Broccoli and cheese have always made a strong team, but this version takes things a step further. Fresh broccoli florets are folded into a silky sauce made with heavy cream, almond flour, and a generous helping of Monterey Jack and Parmesan. A few sprigs of thyme and just the right touch of seasoning give it a delicate lift, while the browned top brings just enough texture to contrast that decadently creamy base under it.
This is the kind of vegetable casserole that is tasty enough to serve on the side or as the star of the show. It’s simple enough for a busy evening, but special enough to bring to the church supper or holiday table, too. And if you think kids won’t like it, believe me—no one’s turning down a second helping of this.
If you’re looking for something that feels indulgent but fits cleanly into your low-carb lifestyle, this is one to bookmark. What we have here are classic flavors, just reimagined in a way that works for how you’re eating today.

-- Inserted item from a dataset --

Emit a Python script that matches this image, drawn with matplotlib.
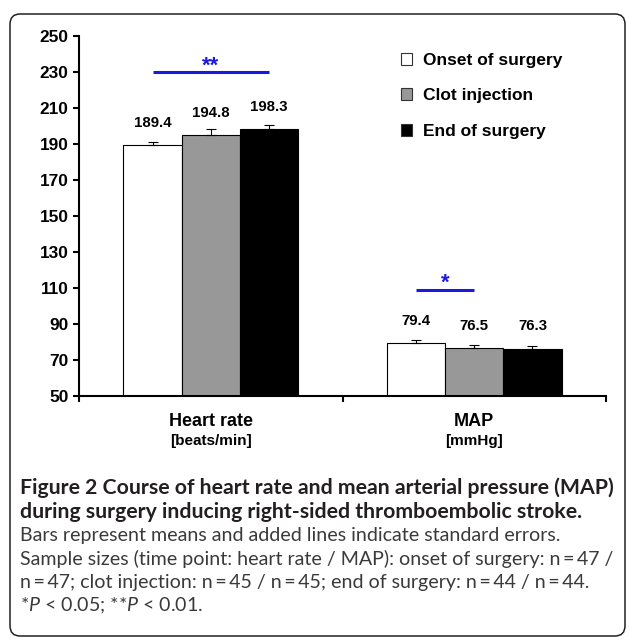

From side dish to showstopper: Keto add-ins to try
Want to make a hearty entrée out of this? Fold in some chopped cooked chicken, smoked sausage, or even crispy bacon bits. I’ve added leftover rotisserie chicken before, and let me tell you, it turned this side dish into a full-on, lip-smacking supper. Want more cheese? Don’t be shy—try swapping in sharp cheddar for bite, a little Gruyère for nuttiness, or even some cream cheese stirred into the sauce for extra richness. You can also toss in a handful of chopped green onions or a dash of red pepper flakes for some added zing and zip. For texture, chopped mushrooms or sautéed bell peppers work beautifully and still keep things keto-friendly.

How do I store leftovers?
Once your casserole cools to room temperature, cover it tightly or transfer it to an airtight container and refrigerate—it’ll stay fresh 3-4 days, tops. To freeze, cool completely, then wrap well in plastic wrap and foil or seal in an airtight freezer container. This casserole freezes well up to 3 months. When reheating, thaw overnight in the fridge, then warm in a 350 °F oven until hot throughout (about 15–20 minutes), or microwave individual portions until fully heated through.

Similar recipes to try
If you’re looking for more casseroles that bring big flavor without so many carbs, these three are worth adding to your weekly rotation. Cheesy Ranch Broccoli & Cauliflower Casserole blends two favorite veggies in a rich, ranch-seasoned cream and cheese sauce that bakes up bubbly and satisfying. For something even heartier, Spinach Artichoke Chicken Casserole is a creamy, crave-worthy twist on the classic dip, all folded into a full meal with rotisserie chicken, broccoli, and a silky sauce of spinach-artichoke dip and heavy cream. And if you’re craving a little spice, Keto Fajita Casserole turns up the heat with juicy chicken, sautéed peppers, onions, queso, and cauliflower rice, giving you all the sizzle of fajitas in an easy one-dish bake.


Low-Carb Broccoli Cheese Casserole
Ingredients
- 4 tablespoons butter
- 2 cloves garlic crushed
- 4 tablespoons almond flour
- 2 cups heavy cream
- 2 cups Monterey Jack cheese grated (divided)
- 1 cup Parmesan cheese finely grated (divided)
- 2 large (or 3 medium) heads of broccoli cut into florets
- 4 sprigs thyme
- Salt and pepper
Instructions
- Preheat the oven to 350°F.
- Melt the butter in a pot over medium heat and add the garlic. Sprinkle in the almond flour and cream. Whisk.

- After the sauce starts to thicken, sprinkle in 1 1/2 cups of the Monterey Jack cheese and 3/4 cups of the Parmesan cheese. Stir.
- Add the broccoli, followed by the thyme, and season with salt and pepper. Gently stir.

- Top with the remaining cheese. Bake the casserole in the oven for 20–25 minutes. Allow to rest for a few moments before serving.